Artı Gerçek muhabiri Yağmur Kaya ise basın meslek örgütlerinin geç kalmış bir açıklamaya imza attığını söyledi. Bugün gazetecilerle omuz omuza dayanışmayı sergilemenin çok önemli olduğunu vurgulayan Kaya, “Bugün bu açıklama ile yetinmemeli, hem halkın haber alma hakkını koruyabilmek için hem de gazetecilere yönelik şiddet uygulayan görevlilerin yargı önünde hesap verebilmesi için dayanışmayı ve mücadeleyi büyütmek gerek.” ifadelerini kullandı. Kaya, “Onur Yürüyüşü’nde Bülent Kılınç’ın başına gelenler, öldürmeye teşebbüstür. Şiddet uygulayan kolluk görevlilerine yönelik hala cezai bir işlem uygulanmamıştır. Söz konusu kolluk görevlisinin görevden alınması için demokratik bir baskı kurulması gerekiyor.” diyerek sözlerine devam etti. Gazeteci ayrıca basın meslek örgütlerinin sadece büyük basın kuruluşlarında çalışan gazetecilere yönelik harekete geçmemesi gerektiğini, bütün gazetecilerin şiddet ve baskıyla karşı karşıya olduğunu vurguladı.  

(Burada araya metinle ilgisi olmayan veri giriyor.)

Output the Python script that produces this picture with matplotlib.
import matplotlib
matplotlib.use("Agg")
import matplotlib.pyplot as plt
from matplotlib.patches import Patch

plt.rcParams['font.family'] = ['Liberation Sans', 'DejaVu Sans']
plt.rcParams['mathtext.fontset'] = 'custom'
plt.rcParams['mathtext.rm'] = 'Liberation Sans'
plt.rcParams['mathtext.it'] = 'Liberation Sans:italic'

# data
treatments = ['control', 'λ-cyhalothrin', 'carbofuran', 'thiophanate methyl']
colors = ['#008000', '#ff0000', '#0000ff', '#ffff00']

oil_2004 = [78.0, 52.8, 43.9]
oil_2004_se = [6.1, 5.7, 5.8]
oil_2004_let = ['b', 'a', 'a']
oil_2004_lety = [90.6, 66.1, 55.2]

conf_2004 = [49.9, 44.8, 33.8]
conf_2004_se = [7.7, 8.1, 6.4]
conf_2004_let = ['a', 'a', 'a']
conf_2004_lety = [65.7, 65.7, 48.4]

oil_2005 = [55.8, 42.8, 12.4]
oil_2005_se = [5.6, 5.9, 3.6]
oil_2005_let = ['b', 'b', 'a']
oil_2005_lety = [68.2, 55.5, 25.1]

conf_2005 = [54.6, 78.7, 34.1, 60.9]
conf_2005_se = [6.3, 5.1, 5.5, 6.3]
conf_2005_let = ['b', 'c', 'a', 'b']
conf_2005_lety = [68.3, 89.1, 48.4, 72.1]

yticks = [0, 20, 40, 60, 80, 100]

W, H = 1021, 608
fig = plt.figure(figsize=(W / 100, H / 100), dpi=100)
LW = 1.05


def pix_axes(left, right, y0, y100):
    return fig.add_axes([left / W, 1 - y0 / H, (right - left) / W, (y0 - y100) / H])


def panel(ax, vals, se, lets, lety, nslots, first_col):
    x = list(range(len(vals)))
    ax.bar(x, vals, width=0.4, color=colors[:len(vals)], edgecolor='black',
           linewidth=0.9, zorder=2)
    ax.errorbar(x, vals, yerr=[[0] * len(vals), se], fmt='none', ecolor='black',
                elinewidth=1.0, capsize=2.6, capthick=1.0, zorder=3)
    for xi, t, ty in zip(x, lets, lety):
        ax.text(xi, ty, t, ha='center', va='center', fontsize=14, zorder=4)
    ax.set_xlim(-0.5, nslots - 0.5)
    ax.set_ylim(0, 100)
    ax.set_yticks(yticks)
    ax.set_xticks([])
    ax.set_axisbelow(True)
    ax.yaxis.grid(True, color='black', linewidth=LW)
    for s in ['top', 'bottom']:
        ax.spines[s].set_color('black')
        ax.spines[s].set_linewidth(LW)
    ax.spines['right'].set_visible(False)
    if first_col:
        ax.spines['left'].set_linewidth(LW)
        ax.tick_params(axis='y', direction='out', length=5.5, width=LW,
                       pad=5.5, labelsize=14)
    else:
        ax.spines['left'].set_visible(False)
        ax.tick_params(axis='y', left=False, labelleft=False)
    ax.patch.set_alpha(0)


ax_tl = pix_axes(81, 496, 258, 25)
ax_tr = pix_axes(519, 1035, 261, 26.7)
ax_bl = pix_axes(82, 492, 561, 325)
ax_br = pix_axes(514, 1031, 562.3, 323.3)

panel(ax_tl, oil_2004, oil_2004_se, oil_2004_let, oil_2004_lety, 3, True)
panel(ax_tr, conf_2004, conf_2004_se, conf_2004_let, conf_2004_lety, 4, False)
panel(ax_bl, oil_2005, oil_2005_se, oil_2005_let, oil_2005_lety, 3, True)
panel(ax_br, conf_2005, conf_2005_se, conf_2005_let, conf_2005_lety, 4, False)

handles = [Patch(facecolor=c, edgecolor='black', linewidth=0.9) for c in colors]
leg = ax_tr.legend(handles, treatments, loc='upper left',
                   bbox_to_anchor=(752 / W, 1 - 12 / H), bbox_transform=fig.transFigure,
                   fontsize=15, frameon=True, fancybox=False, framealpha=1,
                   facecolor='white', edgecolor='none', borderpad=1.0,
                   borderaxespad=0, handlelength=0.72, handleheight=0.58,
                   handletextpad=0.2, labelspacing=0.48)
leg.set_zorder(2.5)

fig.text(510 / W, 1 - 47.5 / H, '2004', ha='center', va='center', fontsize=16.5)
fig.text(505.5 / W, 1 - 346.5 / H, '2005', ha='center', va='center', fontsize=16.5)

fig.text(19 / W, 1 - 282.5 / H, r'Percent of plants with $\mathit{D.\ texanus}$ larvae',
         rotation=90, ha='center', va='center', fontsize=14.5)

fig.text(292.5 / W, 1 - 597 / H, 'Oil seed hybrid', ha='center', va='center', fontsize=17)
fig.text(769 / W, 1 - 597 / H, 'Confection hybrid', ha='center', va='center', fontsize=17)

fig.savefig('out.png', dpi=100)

CFWIJ Bölge Koordi̇natörü: Geçen Yıla Oranla Kadın Gazeteci̇lere Yöneli̇k Fi̇zi̇ksel Şi̇ddet Neredeyse İki̇ Katına Ulaştı

Türkiye’de artan polis şiddetine dair açıklama yapan CFWIJ Bölge Koordinatörü Damla Tarhan Durmuş, “Biz Gazetecilikte Kadın Koalisyonu olarak kadın gazetecilere yönelik her türlü şiddeti kaydediyoruz. Özellikle bu yılın başından itibaren kadın gazetecilere yönelik fiziksel şiddet vakalarında çok ciddi bir artış gözlemledik. Çoğunlukla kadın gazeteciler sahada haber yaparken polis şiddetine maruz kaldılar. Henüz 2021’in ilk yarısında olmamıza rağmen 2020’nin tamamında kaydedilen vakaların neredeyse iki katına ulaşmış durumdayız. Bu da aslında ortamın ne kadar tehlikeli hale geldiğini gözler önüne seriyor.” dedi.

CFWIJ Araştırma Koordinatörü Ceren İskit ise“Türkiye'de gazetecilere yönelik uygulanan polis şiddeti çok tehlikeli bir hale gelmiştir. İstanbul'da son yaşanan LGBTİ+ Onur Yürüyüşü'nü takip eden kadın gazetecilere karşı uygulanan polis şiddeti bunun en son örneğidir. CFWIJ, son gelişmeleri büyük endişeyle takip etmektedir. Türk devletine gazetecilerin kamusal bir görev yaptığını hatırlatıyor, güvenlik güçlerinin gazetecilere özgürce haber yapabilecekleri ortamları sağlamalarını talep ediyoruz.” şeklinde konuştu.

Gazetecilikte Kadın Koalisyonu olarak mevcut iktidarın ve polisin gazetecilere yönelik uyguladığı şiddeti kınıyoruz. Geçtiğimiz yıla oranla kadın gazetecilere yönelik artan fiziksel şiddet vakalarını endişeyle takip ediyoruz. Gazetecilerin özgürce ve güvenli ortamlarda mesleklerini yapabilmelerini talep ediyor ve yineliyoruz: Gazetecilik suç değildir.